Charity aid on the increase as farm cashflow crisis continues

Farmers are continuing to struggle with the downturn in commodity prices, the latest figures from agricultural charities confirm.

The Royal Agricultural Benevolent Institute (Rabi) said it received 130 new referrals between August and October alone and the Farming Community Network (FCN) also revealed it took on more than 260 new cases last year.

Rabi gave out £1.87m in grants in 2015 to 1,340 individuals and families suffering from financial hardship and nearly £222,000 to help people clear their domestic bills.

See also: Help and advice for farmers facing hardship

Meanwhile, FCN added its new referrals to the 400 cases it already had on its books.

Debt fears

Rob Harris, communications officer at Rabi, said key concerns for people ringing the charity had been debt and budgeting.

Housing had also been a big issue, with many rural families affected by government changes to housing allowances and the introduction of the so-called “bedroom tax”.

This had put huge pressure on relationships and Rabi had received many calls from people suffering from relationship breakdowns.

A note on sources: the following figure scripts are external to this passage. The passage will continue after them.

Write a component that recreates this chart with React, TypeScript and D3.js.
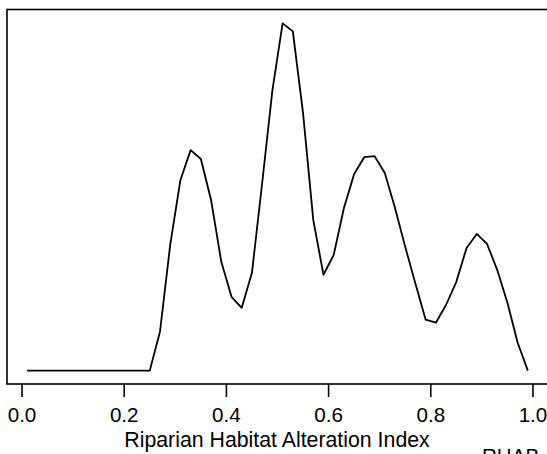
import React from "react";
import * as d3 from "d3";

const xValues = [
  0.01, 0.03, 0.05, 0.07, 0.09, 0.11, 0.13, 0.15, 0.17, 0.19, 0.21, 0.23, 0.25,
  0.27, 0.29, 0.31, 0.33, 0.35, 0.37, 0.39, 0.41, 0.43, 0.45, 0.47, 0.49, 0.51,
  0.53, 0.55, 0.57, 0.59, 0.61, 0.63, 0.65, 0.67, 0.69, 0.71, 0.73, 0.75, 0.77,
  0.79, 0.81, 0.83, 0.85, 0.87, 0.89, 0.91, 0.93, 0.95, 0.97, 0.99,
];
const densityValues = [
  0, 0, 0, 0, 0, 0, 0, 0, 0, 0, 0, 0, 0,
  0.336, 1.086, 1.647, 1.905, 1.828, 1.474, 0.94, 0.638, 0.543, 0.845, 1.621, 2.422, 3.0,
  2.931, 2.224, 1.302, 0.828, 1.0, 1.405, 1.698, 1.845, 1.853, 1.707, 1.405, 1.069, 0.75,
  0.44, 0.414, 0.569, 0.767, 1.06, 1.181, 1.095, 0.871, 0.586, 0.241, 0,
];
const xTicks = [0, 0.2, 0.4, 0.6, 0.8, 1.0];
const xTitle = "Riparian Habitat Alteration Index";
const cornerLabel = "RHAB";

const W = 547;
const H = 454;
const left = 7;
const right = 548;
const top = 9.5;
const bottom = 384;

export default function App() {
  const x = d3.scaleLinear().domain([-0.0294, 1.0294]).range([left, right]);
  const y = d3.scaleLinear().domain([-0.12, 3.12]).range([bottom + 0.5, top]);
  const pts = xValues.map((v, i) => [v, densityValues[i]] as [number, number]);
  const line = d3
    .line<[number, number]>()
    .x((d) => x(d[0]))
    .y((d) => y(d[1]));
  const font = "'Liberation Sans', Arial, Helvetica, sans-serif";
  return (
    <svg
      width={W}
      height={H}
      style={{ position: "absolute", left: 0, top: 0, background: "#fff" }}
    >
      <rect x={0} y={0} width={W} height={H} fill="#fff" />
      <rect
        x={left}
        y={top}
        width={right - left}
        height={bottom - top}
        fill="none"
        stroke="#000"
        strokeWidth={1.6}
      />
      <path d={line(pts) || ""} fill="none" stroke="#000" strokeWidth={1.8} strokeLinejoin="round" />
      {xTicks.map((t) => (
        <g key={t}>
          <line x1={x(t)} x2={x(t)} y1={bottom} y2={bottom + 13} stroke="#000" strokeWidth={1.6} />
          <text
            x={x(t)}
            y={421.5}
            textAnchor="middle"
            fontFamily={font}
            fontSize={20.6}
            fill="#000"
          >
            {t.toFixed(1)}
          </text>
        </g>
      ))}
      <text
        x={277}
        y={446.5}
        textAnchor="middle"
        fontFamily={font}
        fontSize={21.3}
        fill="#000"
      >
        {xTitle}
      </text>
      <text x={482} y={463} fontFamily={font} fontSize={20.6} fill="#000">
        {cornerLabel}
      </text>
    </svg>
  );
}
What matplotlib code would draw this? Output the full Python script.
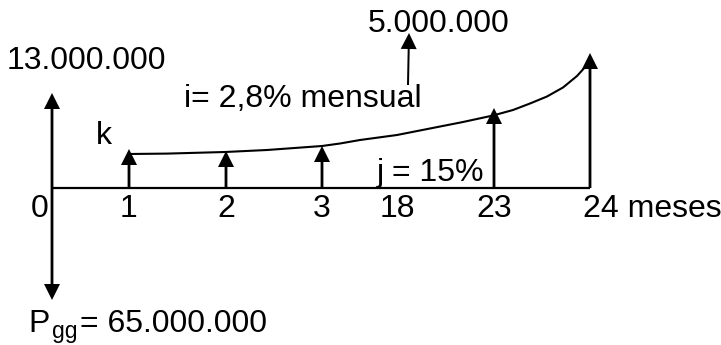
import matplotlib.pyplot as plt

plt.rcParams['font.family'] = ['Liberation Sans', 'DejaVu Sans']

# periodos del diagrama y su posicion en el eje (px)
periodos = ["0", "1", "2", "3", "18", "23", "24 meses"]
pos_x = [52, 129, 226, 322, 397, 494, 590]

# flechas de ingreso: x, altura de la punta
ingresos_x = [129, 226, 322, 494, 590]
ingresos_y = [149, 151, 146, 108, 53]

# curva de crecimiento
curva_x = [129, 167, 225, 267, 322, 340, 360, 397, 430, 463, 493, 513,
           530, 547, 563, 577, 587]
curva_y = [154, 153.6, 152, 150, 146, 143.5, 140, 135, 128.5, 122, 115.5,
           110, 103.5, 96.5, 87.5, 76, 65]

eje_y = 188

fig = plt.figure(figsize=(7.21, 3.45), dpi=100)
ax = fig.add_axes([0, 0, 1, 1])
ax.set_xlim(0, 721)
ax.set_ylim(345, 0)
ax.axis('off')

# eje de tiempo
ax.plot([pos_x[0], pos_x[-1]], [eje_y, eje_y], color='black', lw=1.6,
        solid_capstyle='butt')


def flecha(x0, y0, x1, y1, w=2.8):
    ax.arrow(x0, y0, x1 - x0, y1 - y0, width=w, head_width=16,
             head_length=16, length_includes_head=True,
             color='black', lw=0)


# flujo inicial
flecha(52, eje_y, 52, 93)
flecha(52, eje_y, 52, 300)

for x, y in zip(ingresos_x, ingresos_y):
    flecha(x, eje_y, x, y)

ax.plot(curva_x, curva_y, color='black', lw=1.5, solid_joinstyle='round')

# flecha del valor 5.000.000
flecha(408, 85, 409, 33, w=2.0)

fs = 23
for lab, x in zip(periodos, pos_x):
    if lab == "0":
        ax.text(40, 217, lab, ha='center', va='baseline', fontsize=fs)
    elif lab.startswith("24"):
        ax.text(583, 217, lab, ha='left', va='baseline', fontsize=fs)
    else:
        ax.text(x, 217, lab, ha='center', va='baseline', fontsize=fs)

ax.text(7, 69, "13.000.000", ha='left', va='baseline', fontsize=fs)
ax.text(368, 32, "5.000.000", ha='left', va='baseline', fontsize=fs)
ax.text(184, 107, "i= 2,8% mensual", ha='left', va='baseline', fontsize=fs)
ax.text(96, 144, "k", ha='left', va='baseline', fontsize=fs)
ax.text(377, 181, "j = 15%", ha='left', va='baseline', fontsize=fs)

# P con subindice gg
ax.text(28, 332, "P", ha='left', va='baseline', fontsize=fs)
ax.text(52, 338, "gg", ha='left', va='baseline', fontsize=16.5)
ax.text(80, 332, "= 65.000.000", ha='left', va='baseline', fontsize=fs)

fig.savefig('out.png', dpi=100)
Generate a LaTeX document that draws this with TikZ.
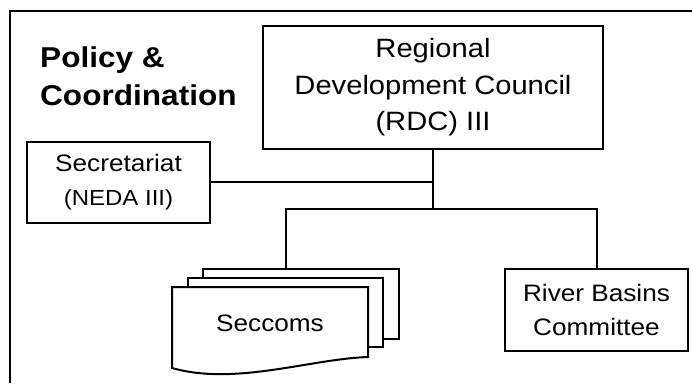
\documentclass[tikz,border=0pt]{standalone}
\usepackage{fontspec}
\setmainfont{Liberation Sans}[FakeStretch=1.1]
\usepackage{tikz}
\usetikzlibrary{calc,positioning}
\tikzset{
  orgline/.style={draw=black, line width=2pt},
  unit/.style={orgline, fill=white, align=center, inner sep=0pt, font=\fontsize{23.8}{31}\selectfont},
  council/.style={unit, minimum width=340pt, minimum height=123pt, font=\fontsize{26.5}{36.5}\selectfont},
  support/.style={unit, minimum width=183pt, minimum height=81pt, font=\fontsize{23.8}{34}\selectfont},
  sheet/.style={orgline, fill=white},
  heading/.style={align=left, inner sep=0pt, font=\fontsize{28.7}{38}\selectfont\bfseries}
}

\begin{document}
\begin{tikzpicture}[x=1pt, y=1pt]
\useasboundingbox (0,0) rectangle (692,383);
% frame
\draw[orgline] (10,0) |- (692,372);
\node[heading, anchor=west] (title) at (40,306.5) {Policy \&\\Coordination};
\node[council] (rdc) at (433,295.5) {Regional\\Development Council\\(RDC) III};
\node[support] (sec) at (118.5,200.5) {Secretariat\\{\fontsize{21.8}{34}\selectfont (NEDA III)}};
\node[support, minimum height=82pt] (rbc) at (596.5,73) {River Basins\\Committee};
% stacked committee sheets
\coordinate (sc) at (270,60);
\draw[sheet] ($(sc)+(-67,-16)$) rectangle ($(sc)+(129,54)$);
\draw[sheet] ($(sc)+(-82,-24)$) rectangle ($(sc)+(113,45)$);
\draw[sheet] ($(sc)+(-98,36)$) -- ($(sc)+(98,36)$) -- ($(sc)+(98,-34)$)
  .. controls ($(sc)+(40,-36)$) and ($(sc)+(-35,-63)$) .. ($(sc)+(-98,-45)$) -- cycle;
\node[font=\fontsize{23.8}{31}\selectfont, inner sep=0pt] (seccoms) at (sc) {Seccoms};
\coordinate (sctop) at ($(sc)+(16,54)$);
% links
\coordinate (bus) at (433,174);
\draw[orgline] (rdc.south) -- (bus);
\draw[orgline] (sec.east) -- (sec.east -| bus);
\draw[orgline] (sctop) |- (bus) -| (rbc.north);
\end{tikzpicture}
\end{document}
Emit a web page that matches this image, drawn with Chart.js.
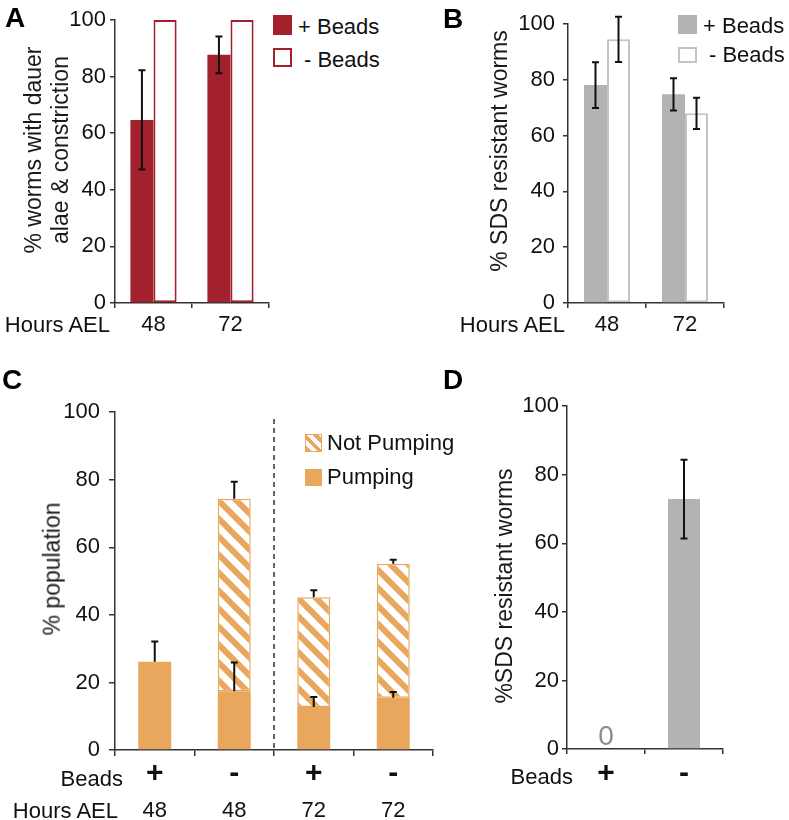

“The strain was showing not only in marriages, but increasingly within business partnerships and between other family members, said Mr Harris.

Ian Bell, chief executive of the Addington Fund, which helps farmers with housing, said there was huge demand for the charity’s service and in October it had helped rehome five families.

Stigma

However, Claire Worden, founder of Young Farmers’ Clubs’ mental health initiative Rural+, said the campaign had been a big success with young farmers but the older generation was still struggling to break the stigma and ask for help.

“Young people are not afraid to talk about [mental health] anymore but from what we’ve seen [the initiative] is having no effect on the older generation.

“If we can get into a position that young people are willing to talk and the older generation are willing to engage slightly then we are on to a winner.”

John Davies, chairman of a new initiative Tir Dewi, which offers support in both English and Welsh, added: “Farmers in need of help are often invisible to us and unwilling to come forward for help.”

He said the initiative, also known as David’s Land, had been set up to address the lack of support available in the Welsh language for the farming community in west Wales.